* _What you should do_:
Copy the listing below in full and skip every picture.

——————

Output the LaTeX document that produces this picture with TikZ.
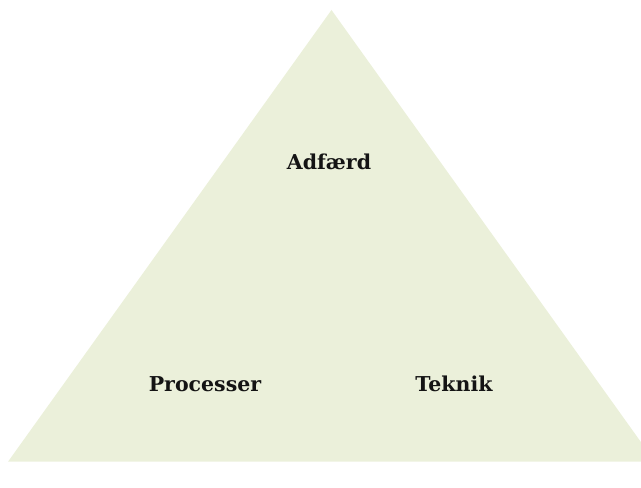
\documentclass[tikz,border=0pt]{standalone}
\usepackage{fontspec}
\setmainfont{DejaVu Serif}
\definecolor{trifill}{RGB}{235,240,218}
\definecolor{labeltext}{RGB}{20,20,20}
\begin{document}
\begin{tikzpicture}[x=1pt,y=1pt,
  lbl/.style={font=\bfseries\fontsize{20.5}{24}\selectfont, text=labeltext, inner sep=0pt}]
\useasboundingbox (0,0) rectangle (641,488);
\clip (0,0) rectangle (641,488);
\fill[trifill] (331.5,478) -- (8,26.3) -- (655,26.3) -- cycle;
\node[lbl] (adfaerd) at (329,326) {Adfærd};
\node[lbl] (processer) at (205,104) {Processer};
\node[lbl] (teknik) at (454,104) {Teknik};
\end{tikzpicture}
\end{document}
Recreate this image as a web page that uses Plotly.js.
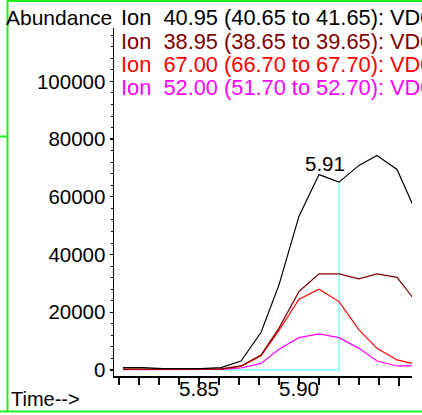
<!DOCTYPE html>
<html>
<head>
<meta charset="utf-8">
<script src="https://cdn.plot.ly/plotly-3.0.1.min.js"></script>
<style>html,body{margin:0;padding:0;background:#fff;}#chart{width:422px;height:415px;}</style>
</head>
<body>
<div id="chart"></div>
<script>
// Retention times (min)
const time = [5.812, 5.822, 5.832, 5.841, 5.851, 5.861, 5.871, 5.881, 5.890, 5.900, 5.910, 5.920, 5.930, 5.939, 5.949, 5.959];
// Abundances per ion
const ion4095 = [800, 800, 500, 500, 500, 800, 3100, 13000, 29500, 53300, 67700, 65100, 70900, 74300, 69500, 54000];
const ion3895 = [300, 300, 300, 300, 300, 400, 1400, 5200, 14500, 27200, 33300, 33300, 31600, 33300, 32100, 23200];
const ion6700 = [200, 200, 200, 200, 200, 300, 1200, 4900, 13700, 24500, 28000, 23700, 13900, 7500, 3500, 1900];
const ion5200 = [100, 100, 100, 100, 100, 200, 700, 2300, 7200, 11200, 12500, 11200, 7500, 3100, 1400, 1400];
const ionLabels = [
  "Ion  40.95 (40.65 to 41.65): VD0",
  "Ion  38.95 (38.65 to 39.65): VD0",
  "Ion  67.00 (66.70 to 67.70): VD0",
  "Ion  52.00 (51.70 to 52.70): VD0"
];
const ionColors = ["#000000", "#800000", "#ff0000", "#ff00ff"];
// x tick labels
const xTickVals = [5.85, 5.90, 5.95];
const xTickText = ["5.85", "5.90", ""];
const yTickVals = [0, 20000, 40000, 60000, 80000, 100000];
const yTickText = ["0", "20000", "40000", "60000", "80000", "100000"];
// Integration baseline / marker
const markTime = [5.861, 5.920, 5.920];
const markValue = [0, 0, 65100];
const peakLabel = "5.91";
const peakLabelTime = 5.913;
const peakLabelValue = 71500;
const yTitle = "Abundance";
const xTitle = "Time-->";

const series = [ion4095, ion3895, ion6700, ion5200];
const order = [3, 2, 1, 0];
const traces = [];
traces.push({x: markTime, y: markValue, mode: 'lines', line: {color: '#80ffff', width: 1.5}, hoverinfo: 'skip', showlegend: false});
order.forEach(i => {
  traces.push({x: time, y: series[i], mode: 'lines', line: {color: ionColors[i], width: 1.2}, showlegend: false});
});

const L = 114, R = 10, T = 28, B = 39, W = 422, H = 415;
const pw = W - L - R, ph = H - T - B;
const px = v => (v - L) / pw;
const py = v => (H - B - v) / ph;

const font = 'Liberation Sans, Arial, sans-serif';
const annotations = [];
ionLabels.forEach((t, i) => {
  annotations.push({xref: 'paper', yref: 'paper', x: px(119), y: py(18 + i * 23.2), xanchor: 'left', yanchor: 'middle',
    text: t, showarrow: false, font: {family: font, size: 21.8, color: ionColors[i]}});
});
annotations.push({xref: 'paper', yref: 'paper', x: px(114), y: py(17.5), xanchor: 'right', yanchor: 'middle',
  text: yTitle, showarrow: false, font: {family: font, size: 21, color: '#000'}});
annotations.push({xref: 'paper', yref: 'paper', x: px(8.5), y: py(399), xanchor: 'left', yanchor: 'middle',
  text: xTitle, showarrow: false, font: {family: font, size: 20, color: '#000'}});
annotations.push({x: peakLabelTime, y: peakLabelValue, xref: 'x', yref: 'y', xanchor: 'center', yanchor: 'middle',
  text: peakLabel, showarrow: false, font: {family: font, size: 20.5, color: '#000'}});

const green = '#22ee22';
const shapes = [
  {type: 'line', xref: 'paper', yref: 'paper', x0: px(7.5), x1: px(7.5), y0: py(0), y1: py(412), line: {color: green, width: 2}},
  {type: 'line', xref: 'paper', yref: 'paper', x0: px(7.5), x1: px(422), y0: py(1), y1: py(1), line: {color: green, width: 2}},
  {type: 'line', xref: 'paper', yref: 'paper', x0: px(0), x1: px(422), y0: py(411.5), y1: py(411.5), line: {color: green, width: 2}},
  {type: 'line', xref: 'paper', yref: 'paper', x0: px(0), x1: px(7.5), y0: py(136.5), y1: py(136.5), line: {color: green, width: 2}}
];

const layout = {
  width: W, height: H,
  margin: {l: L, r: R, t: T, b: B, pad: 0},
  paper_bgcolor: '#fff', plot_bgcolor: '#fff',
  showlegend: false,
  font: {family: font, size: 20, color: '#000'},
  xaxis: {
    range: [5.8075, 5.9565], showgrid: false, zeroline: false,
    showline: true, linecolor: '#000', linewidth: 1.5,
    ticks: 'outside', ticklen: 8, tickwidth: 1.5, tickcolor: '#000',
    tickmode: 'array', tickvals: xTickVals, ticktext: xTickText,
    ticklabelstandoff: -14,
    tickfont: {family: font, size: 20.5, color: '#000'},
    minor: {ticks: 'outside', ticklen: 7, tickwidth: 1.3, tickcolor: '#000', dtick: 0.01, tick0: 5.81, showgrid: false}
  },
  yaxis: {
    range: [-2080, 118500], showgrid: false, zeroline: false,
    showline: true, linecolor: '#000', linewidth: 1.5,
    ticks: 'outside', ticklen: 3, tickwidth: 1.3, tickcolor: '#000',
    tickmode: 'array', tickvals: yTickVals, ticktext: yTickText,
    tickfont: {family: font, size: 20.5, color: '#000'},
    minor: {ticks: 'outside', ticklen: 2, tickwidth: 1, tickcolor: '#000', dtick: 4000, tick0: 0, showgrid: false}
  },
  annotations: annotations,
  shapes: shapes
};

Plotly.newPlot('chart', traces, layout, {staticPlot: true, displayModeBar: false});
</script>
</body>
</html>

——————

* _Expected answer_:
Output the LaTeX document that produces this picture with TikZ.
\documentclass[tikz,border=0pt]{standalone}
\usepackage{fontspec}
\setmainfont{DejaVu Serif}
\definecolor{trifill}{RGB}{235,240,218}
\definecolor{labeltext}{RGB}{20,20,20}
\begin{document}
\begin{tikzpicture}[x=1pt,y=1pt,
  lbl/.style={font=\bfseries\fontsize{20.5}{24}\selectfont, text=labeltext, inner sep=0pt}]
\useasboundingbox (0,0) rectangle (641,488);
\clip (0,0) rectangle (641,488);
\fill[trifill] (331.5,478) -- (8,26.3) -- (655,26.3) -- cycle;
\node[lbl] (adfaerd) at (329,326) {Adfærd};
\node[lbl] (processer) at (205,104) {Processer};
\node[lbl] (teknik) at (454,104) {Teknik};
\end{tikzpicture}
\end{document}
Recreate this image as a web page that uses Plotly.js.
<!DOCTYPE html>
<html>
<head>
<meta charset="utf-8">
<script src="https://cdn.plot.ly/plotly-3.0.1.min.js"></script>
<style>html,body{margin:0;padding:0;background:#fff;}#chart{width:422px;height:415px;}</style>
</head>
<body>
<div id="chart"></div>
<script>
// Retention times (min)
const time = [5.812, 5.822, 5.832, 5.841, 5.851, 5.861, 5.871, 5.881, 5.890, 5.900, 5.910, 5.920, 5.930, 5.939, 5.949, 5.959];
// Abundances per ion
const ion4095 = [800, 800, 500, 500, 500, 800, 3100, 13000, 29500, 53300, 67700, 65100, 70900, 74300, 69500, 54000];
const ion3895 = [300, 300, 300, 300, 300, 400, 1400, 5200, 14500, 27200, 33300, 33300, 31600, 33300, 32100, 23200];
const ion6700 = [200, 200, 200, 200, 200, 300, 1200, 4900, 13700, 24500, 28000, 23700, 13900, 7500, 3500, 1900];
const ion5200 = [100, 100, 100, 100, 100, 200, 700, 2300, 7200, 11200, 12500, 11200, 7500, 3100, 1400, 1400];
const ionLabels = [
  "Ion  40.95 (40.65 to 41.65): VD0",
  "Ion  38.95 (38.65 to 39.65): VD0",
  "Ion  67.00 (66.70 to 67.70): VD0",
  "Ion  52.00 (51.70 to 52.70): VD0"
];
const ionColors = ["#000000", "#800000", "#ff0000", "#ff00ff"];
// x tick labels
const xTickVals = [5.85, 5.90, 5.95];
const xTickText = ["5.85", "5.90", ""];
const yTickVals = [0, 20000, 40000, 60000, 80000, 100000];
const yTickText = ["0", "20000", "40000", "60000", "80000", "100000"];
// Integration baseline / marker
const markTime = [5.861, 5.920, 5.920];
const markValue = [0, 0, 65100];
const peakLabel = "5.91";
const peakLabelTime = 5.913;
const peakLabelValue = 71500;
const yTitle = "Abundance";
const xTitle = "Time-->";

const series = [ion4095, ion3895, ion6700, ion5200];
const order = [3, 2, 1, 0];
const traces = [];
traces.push({x: markTime, y: markValue, mode: 'lines', line: {color: '#80ffff', width: 1.5}, hoverinfo: 'skip', showlegend: false});
order.forEach(i => {
  traces.push({x: time, y: series[i], mode: 'lines', line: {color: ionColors[i], width: 1.2}, showlegend: false});
});

const L = 114, R = 10, T = 28, B = 39, W = 422, H = 415;
const pw = W - L - R, ph = H - T - B;
const px = v => (v - L) / pw;
const py = v => (H - B - v) / ph;

const font = 'Liberation Sans, Arial, sans-serif';
const annotations = [];
ionLabels.forEach((t, i) => {
  annotations.push({xref: 'paper', yref: 'paper', x: px(119), y: py(18 + i * 23.2), xanchor: 'left', yanchor: 'middle',
    text: t, showarrow: false, font: {family: font, size: 21.8, color: ionColors[i]}});
});
annotations.push({xref: 'paper', yref: 'paper', x: px(114), y: py(17.5), xanchor: 'right', yanchor: 'middle',
  text: yTitle, showarrow: false, font: {family: font, size: 21, color: '#000'}});
annotations.push({xref: 'paper', yref: 'paper', x: px(8.5), y: py(399), xanchor: 'left', yanchor: 'middle',
  text: xTitle, showarrow: false, font: {family: font, size: 20, color: '#000'}});
annotations.push({x: peakLabelTime, y: peakLabelValue, xref: 'x', yref: 'y', xanchor: 'center', yanchor: 'middle',
  text: peakLabel, showarrow: false, font: {family: font, size: 20.5, color: '#000'}});

const green = '#22ee22';
const shapes = [
  {type: 'line', xref: 'paper', yref: 'paper', x0: px(7.5), x1: px(7.5), y0: py(0), y1: py(412), line: {color: green, width: 2}},
  {type: 'line', xref: 'paper', yref: 'paper', x0: px(7.5), x1: px(422), y0: py(1), y1: py(1), line: {color: green, width: 2}},
  {type: 'line', xref: 'paper', yref: 'paper', x0: px(0), x1: px(422), y0: py(411.5), y1: py(411.5), line: {color: green, width: 2}},
  {type: 'line', xref: 'paper', yref: 'paper', x0: px(0), x1: px(7.5), y0: py(136.5), y1: py(136.5), line: {color: green, width: 2}}
];

const layout = {
  width: W, height: H,
  margin: {l: L, r: R, t: T, b: B, pad: 0},
  paper_bgcolor: '#fff', plot_bgcolor: '#fff',
  showlegend: false,
  font: {family: font, size: 20, color: '#000'},
  xaxis: {
    range: [5.8075, 5.9565], showgrid: false, zeroline: false,
    showline: true, linecolor: '#000', linewidth: 1.5,
    ticks: 'outside', ticklen: 8, tickwidth: 1.5, tickcolor: '#000',
    tickmode: 'array', tickvals: xTickVals, ticktext: xTickText,
    ticklabelstandoff: -14,
    tickfont: {family: font, size: 20.5, color: '#000'},
    minor: {ticks: 'outside', ticklen: 7, tickwidth: 1.3, tickcolor: '#000', dtick: 0.01, tick0: 5.81, showgrid: false}
  },
  yaxis: {
    range: [-2080, 118500], showgrid: false, zeroline: false,
    showline: true, linecolor: '#000', linewidth: 1.5,
    ticks: 'outside', ticklen: 3, tickwidth: 1.3, tickcolor: '#000',
    tickmode: 'array', tickvals: yTickVals, ticktext: yTickText,
    tickfont: {family: font, size: 20.5, color: '#000'},
    minor: {ticks: 'outside', ticklen: 2, tickwidth: 1, tickcolor: '#000', dtick: 4000, tick0: 0, showgrid: false}
  },
  annotations: annotations,
  shapes: shapes
};

Plotly.newPlot('chart', traces, layout, {staticPlot: true, displayModeBar: false});
</script>
</body>
</html>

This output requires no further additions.